:: Task instructions ::
State the number of lines in these records holding "this". Say nothing more.

:: Items ::
________________

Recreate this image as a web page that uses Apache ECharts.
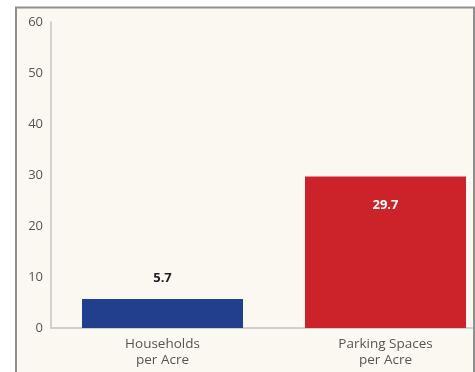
<!DOCTYPE html>
<html><head><meta charset="utf-8">
<script src="https://cdn.jsdelivr.net/npm/echarts@6/dist/echarts.min.js"></script>
<style>html,body{margin:0;padding:0;background:#fff;overflow:hidden;width:475px;height:372px;}#c{width:500px;height:372px;}</style>
</head><body><div id="c"></div>
<script>
const categories = ["Households\nper Acre", "Parking Spaces\nper Acre"];
const values = [5.7, 29.7];
const barColors = ["#213f8c", "#cc2229"];
const yTicks = [0, 10, 20, 30, 40, 50, 60];

const chart = echarts.init(document.getElementById('c'));
const font = '"Open Sans", sans-serif';
chart.setOption({
  backgroundColor: '#ffffff',
  animation: false,
  graphic: [
    {type: 'rect', z: -10, silent: true, shape: {x: 16, y: 7, width: 460, height: 400}, style: {fill: '#fbf8f2', stroke: null}},
    {type: 'rect', z: 100, silent: true, shape: {x: 16, y: 7.5, width: 458, height: 400}, style: {fill: 'none', stroke: '#8f8f8f', lineWidth: 2}}
  ],
  grid: {left: 51, top: 22, right: 3, bottom: 44, containLabel: false},
  xAxis: {
    type: 'category', data: categories,
    axisLine: {lineStyle: {color: '#c4c4c4', width: 1.5}},
    axisTick: {show: false},
    axisLabel: {color: '#555', fontSize: 13.5, fontFamily: font, lineHeight: 16, margin: 8}
  },
  yAxis: {
    type: 'value', min: yTicks[0], max: yTicks[yTicks.length - 1], interval: 10,
    axisLine: {show: true, lineStyle: {color: '#c4c4c4', width: 1.5}},
    axisTick: {show: false},
    splitLine: {show: false},
    axisLabel: {color: '#555', fontSize: 13, fontFamily: font, margin: 8}
  },
  series: [{
    type: 'bar', barWidth: 161,
    data: values.map((v, i) => ({
      value: v,
      itemStyle: {color: barColors[i]},
      label: i === 0
        ? {show: true, position: 'top', distance: 14, color: '#222', fontWeight: 'bold', fontSize: 13, fontFamily: font}
        : {show: true, position: 'insideTop', distance: 22, color: '#fff', fontWeight: 'bold', fontSize: 13, fontFamily: font}
    }))
  }]
});
</script></body></html>
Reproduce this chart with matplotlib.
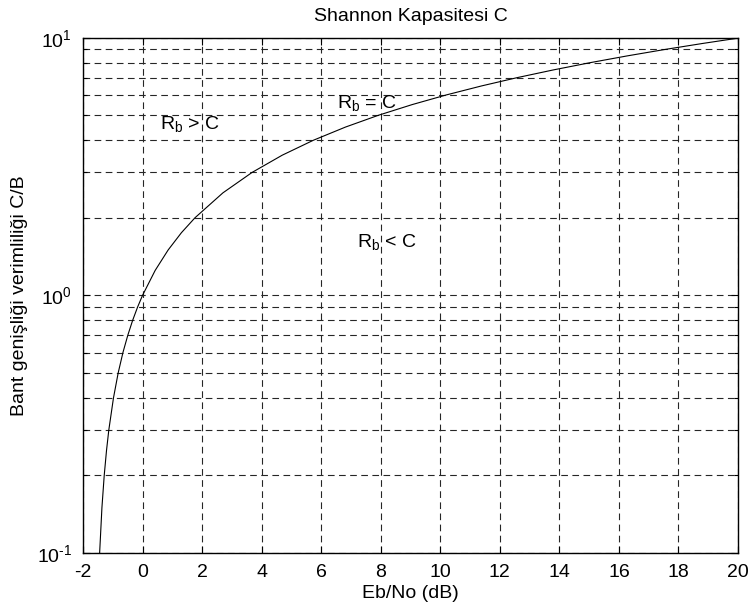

________________

:: Task output ::
2